Initial reports suggest that the driver of the truck in a crash with a bus yesterday that killed one person was on his cell phone at the time. CBC’s Metro Morning host Matt Galloway was talking this morning about standing at the corner of St. Clair and Avenue Road last night watching as many of the drivers at the intersection were behind the wheel of their cars, eyes averted to their cell phones. Just this past weekend while riding along Queen Street I was stopped by a line of traffic, waiting for a car to back into a parking spot. The van immediately behind it gave no ground despite having lots of room to reverse and make the process that much easier. What an asshole, I thought. When the car finally did get into the spot and traffic picked up again, I rode past the van and noticed – yeah, you guessed it – the driver was staring deep into her cell phone.
What a fucking asshole.
Using a hand held device while operating a motor vehicle is illegal in this province. Everybody knows that, yes? Yet you can stand at the side of the road, any road in this city at any time of the day, and count the number of distracted drivers using their cell phones, and need more than two hands to do it. It’s clearly a law more in theory than in enforcement.
What is it about drivers who do this that makes them think their lives are so important to simply ignore the rules of the road? I know, as an occasional driver myself, that there’s a certain sense of sovereignty when you find yourself in the driver’s seat, all those cool car commercials streaming through your mind, Steve McQueen in Bullitt. The rules apply to other guys. I know how to multitask.
Most of us are guilty of speeding, making an illegal left turn if we think nobody’s watching. Hey. Backing up the wrong way on a one way street is practically driving the right way.
Our transgressions on the road are surprisingly free of fatalities in most cases. Driving a car and interacting on the streets where cars are driven is like constantly dodging bullets. One mistake, misjudgement or distraction on one person’s part is all it takes for one life altering moment.
“She was not only speeding in the school zone,” recounts a woman in Werner Herzog’s documentary, From One Second to the Next, “but she’d also run the stop sign because she was texting.” In that moment, an 8 year-old boy was run down and would live the rest of his life in a wheelchair and ventilator, paralyzed from the diaphragm down.
“Shortly after the accident, it was pretty rough,” says a man who was responsible for the deaths of three people in an accident he caused texting to his wife while driving. “There was a lot of tears, a lot of ‘why did this happen?’”

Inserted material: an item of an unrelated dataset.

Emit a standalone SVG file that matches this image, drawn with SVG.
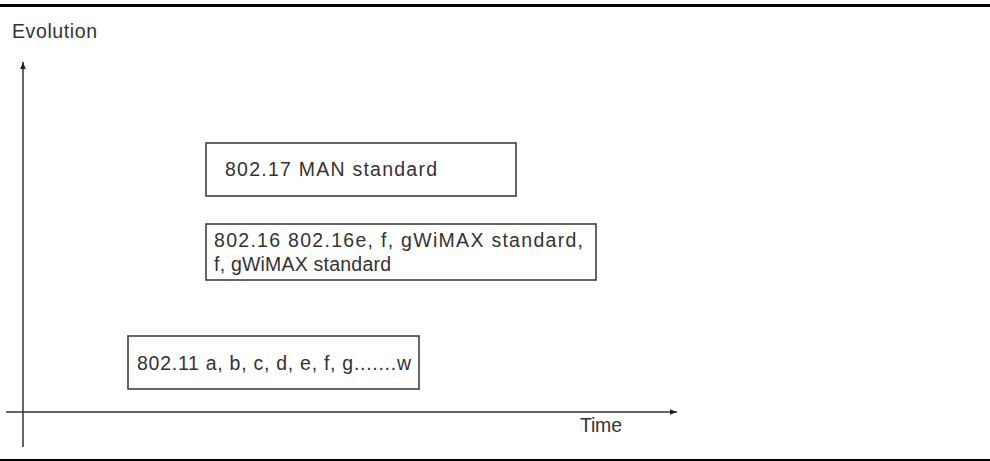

Why did this happen? Because he was texting while driving. It was no accident unless the definition of that word only means an outcome with unintended consequences. Most people driving their cars and checking their email don’t intend to run over that little boy or smash into oncoming traffic. It just happens sometimes.
But let’s stop calling it an accident. It is an entirely preventable result of someone choosing to ignore the law and risk the lives of others for entirely selfish reasons. That’s more the definition of a sociopath. Think I’m being melodramatic? Look the word up. But not while you’re driving.